Output every line exactly as written. Leave out pictures.

**COLLECTED DATA:**
·····
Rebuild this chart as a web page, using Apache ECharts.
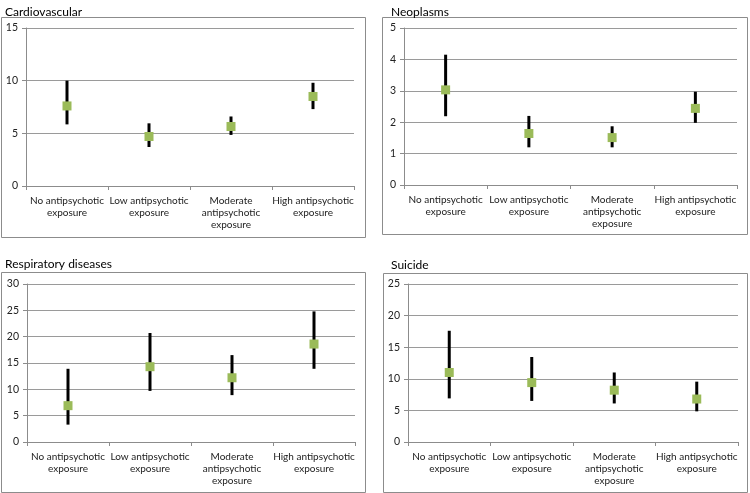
<!DOCTYPE html>
<html><head><meta charset="utf-8">
<script src="https://cdn.jsdelivr.net/npm/echarts@6/dist/echarts.min.js"></script>
<style>html,body{margin:0;padding:0;background:#fff}#c{width:750px;height:493px}</style>
</head><body><div id="c"></div>
<script>
var categories = ['No antipsychotic\nexposure','Low antipsychotic\nexposure','Moderate\nantipsychotic\nexposure','High antipsychotic\nexposure'];
var panelTitles = ['Cardiovascular','Neoplasms','Respiratory diseases','Suicide'];
var yMax = [15, 5, 30, 25];
var yStep = [5, 1, 5, 5];
var cardioEst = [7.6, 4.7, 5.65, 8.5];
var cardioLow = [5.85, 3.7, 4.85, 7.3];
var cardioHigh = [10.0, 5.95, 6.6, 9.8];
var neoEst = [3.03, 1.64, 1.51, 2.44];
var neoLow = [2.19, 1.2, 1.2, 1.98];
var neoHigh = [4.15, 2.2, 1.87, 2.97];
var respEst = [6.9, 14.3, 12.2, 18.6];
var respLow = [3.3, 9.7, 8.9, 13.9];
var respHigh = [13.9, 20.7, 16.5, 24.8];
var suiEst = [11.0, 9.4, 8.2, 6.8];
var suiLow = [6.9, 6.5, 6.1, 4.85];
var suiHigh = [17.6, 13.45, 11.0, 9.55];

var ests = [cardioEst, neoEst, respEst, suiEst];
var lows = [cardioLow, neoLow, respLow, suiLow];
var highs = [cardioHigh, neoHigh, respHigh, suiHigh];

var grids = [
  {left:26, width:328, top:28, height:158},
  {left:404, width:333, top:28, height:157},
  {left:27, width:328, top:284, height:158},
  {left:408, width:330, top:284, height:158}
];
var titlePos = [{x:0,y:1},{x:386,y:1},{x:0,y:253},{x:386,y:254}];
var frames = [
  {x:1.5,y:17.5,w:364,h:220},
  {x:382.5,y:17.5,w:365,h:217},
  {x:1.5,y:272.5,w:364,h:220},
  {x:383.5,y:273.5,w:364,h:219}
];
var font = 'Lato, "Noto Sans", sans-serif';
var option = {
  animation:false,
  backgroundColor:'#fff',
  title: panelTitles.map(function(t,i){return {text:t,left:titlePos[i].x,top:titlePos[i].y,textStyle:{fontFamily:font,fontSize:12,fontWeight:'normal',color:'#000'}};}),
  graphic: frames.map(function(f){return {type:'rect',shape:{x:f.x,y:f.y,width:f.w,height:f.h},style:{fill:'none',stroke:'#8c8c8c',lineWidth:1},z:-1};}),
  grid: grids,
  xAxis: grids.map(function(g,i){return {type:'category',gridIndex:i,data:categories,boundaryGap:true,
    axisLine:{lineStyle:{color:'#8c8c8c'}},axisTick:{show:true,length:4,lineStyle:{color:'#8c8c8c'}},
    axisLabel:{fontFamily:font,fontSize:10,color:'#222',lineHeight:12,margin:9,interval:0}};}),
  yAxis: grids.map(function(g,i){return {type:'value',gridIndex:i,min:0,max:yMax[i],interval:yStep[i],
    axisLine:{show:true,lineStyle:{color:'#8c8c8c'}},axisTick:{show:true,length:4,lineStyle:{color:'#8c8c8c'}},
    splitLine:{lineStyle:{color:'#9a9a9a'}},
    axisLabel:{fontFamily:font,fontSize:10.5,color:'#222',margin:8}};}),
  series: []
};
for (var i=0;i<4;i++){
  (function(i){
    option.series.push({type:'custom',xAxisIndex:i,yAxisIndex:i,
      data: categories.map(function(c,k){return [k, lows[i][k], highs[i][k]];}),
      renderItem:function(params,api){
        var p1=api.coord([api.value(0),api.value(1)]);
        var p2=api.coord([api.value(0),api.value(2)]);
        return {type:'line',shape:{x1:p1[0],y1:p1[1],x2:p2[0],y2:p2[1]},style:{stroke:'#000',lineWidth:3}};
      },z:2});
    option.series.push({type:'scatter',xAxisIndex:i,yAxisIndex:i,symbol:'rect',symbolSize:9,
      itemStyle:{color:'#9BBB59',opacity:1},data:ests[i],z:3});
  })(i);
}
var chart = echarts.init(document.getElementById('c'),null,{renderer:'canvas'});
chart.setOption(option);
</script></body></html>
·····
**THE OUTPUT:**
Rebuild this chart as a web page, using Apache ECharts.
<!DOCTYPE html>
<html><head><meta charset="utf-8">
<script src="https://cdn.jsdelivr.net/npm/echarts@6/dist/echarts.min.js"></script>
<style>html,body{margin:0;padding:0;background:#fff}#c{width:750px;height:493px}</style>
</head><body><div id="c"></div>
<script>
var categories = ['No antipsychotic\nexposure','Low antipsychotic\nexposure','Moderate\nantipsychotic\nexposure','High antipsychotic\nexposure'];
var panelTitles = ['Cardiovascular','Neoplasms','Respiratory diseases','Suicide'];
var yMax = [15, 5, 30, 25];
var yStep = [5, 1, 5, 5];
var cardioEst = [7.6, 4.7, 5.65, 8.5];
var cardioLow = [5.85, 3.7, 4.85, 7.3];
var cardioHigh = [10.0, 5.95, 6.6, 9.8];
var neoEst = [3.03, 1.64, 1.51, 2.44];
var neoLow = [2.19, 1.2, 1.2, 1.98];
var neoHigh = [4.15, 2.2, 1.87, 2.97];
var respEst = [6.9, 14.3, 12.2, 18.6];
var respLow = [3.3, 9.7, 8.9, 13.9];
var respHigh = [13.9, 20.7, 16.5, 24.8];
var suiEst = [11.0, 9.4, 8.2, 6.8];
var suiLow = [6.9, 6.5, 6.1, 4.85];
var suiHigh = [17.6, 13.45, 11.0, 9.55];

var ests = [cardioEst, neoEst, respEst, suiEst];
var lows = [cardioLow, neoLow, respLow, suiLow];
var highs = [cardioHigh, neoHigh, respHigh, suiHigh];

var grids = [
  {left:26, width:328, top:28, height:158},
  {left:404, width:333, top:28, height:157},
  {left:27, width:328, top:284, height:158},
  {left:408, width:330, top:284, height:158}
];
var titlePos = [{x:0,y:1},{x:386,y:1},{x:0,y:253},{x:386,y:254}];
var frames = [
  {x:1.5,y:17.5,w:364,h:220},
  {x:382.5,y:17.5,w:365,h:217},
  {x:1.5,y:272.5,w:364,h:220},
  {x:383.5,y:273.5,w:364,h:219}
];
var font = 'Lato, "Noto Sans", sans-serif';
var option = {
  animation:false,
  backgroundColor:'#fff',
  title: panelTitles.map(function(t,i){return {text:t,left:titlePos[i].x,top:titlePos[i].y,textStyle:{fontFamily:font,fontSize:12,fontWeight:'normal',color:'#000'}};}),
  graphic: frames.map(function(f){return {type:'rect',shape:{x:f.x,y:f.y,width:f.w,height:f.h},style:{fill:'none',stroke:'#8c8c8c',lineWidth:1},z:-1};}),
  grid: grids,
  xAxis: grids.map(function(g,i){return {type:'category',gridIndex:i,data:categories,boundaryGap:true,
    axisLine:{lineStyle:{color:'#8c8c8c'}},axisTick:{show:true,length:4,lineStyle:{color:'#8c8c8c'}},
    axisLabel:{fontFamily:font,fontSize:10,color:'#222',lineHeight:12,margin:9,interval:0}};}),
  yAxis: grids.map(function(g,i){return {type:'value',gridIndex:i,min:0,max:yMax[i],interval:yStep[i],
    axisLine:{show:true,lineStyle:{color:'#8c8c8c'}},axisTick:{show:true,length:4,lineStyle:{color:'#8c8c8c'}},
    splitLine:{lineStyle:{color:'#9a9a9a'}},
    axisLabel:{fontFamily:font,fontSize:10.5,color:'#222',margin:8}};}),
  series: []
};
for (var i=0;i<4;i++){
  (function(i){
    option.series.push({type:'custom',xAxisIndex:i,yAxisIndex:i,
      data: categories.map(function(c,k){return [k, lows[i][k], highs[i][k]];}),
      renderItem:function(params,api){
        var p1=api.coord([api.value(0),api.value(1)]);
        var p2=api.coord([api.value(0),api.value(2)]);
        return {type:'line',shape:{x1:p1[0],y1:p1[1],x2:p2[0],y2:p2[1]},style:{stroke:'#000',lineWidth:3}};
      },z:2});
    option.series.push({type:'scatter',xAxisIndex:i,yAxisIndex:i,symbol:'rect',symbolSize:9,
      itemStyle:{color:'#9BBB59',opacity:1},data:ests[i],z:3});
  })(i);
}
var chart = echarts.init(document.getElementById('c'),null,{renderer:'canvas'});
chart.setOption(option);
</script></body></html>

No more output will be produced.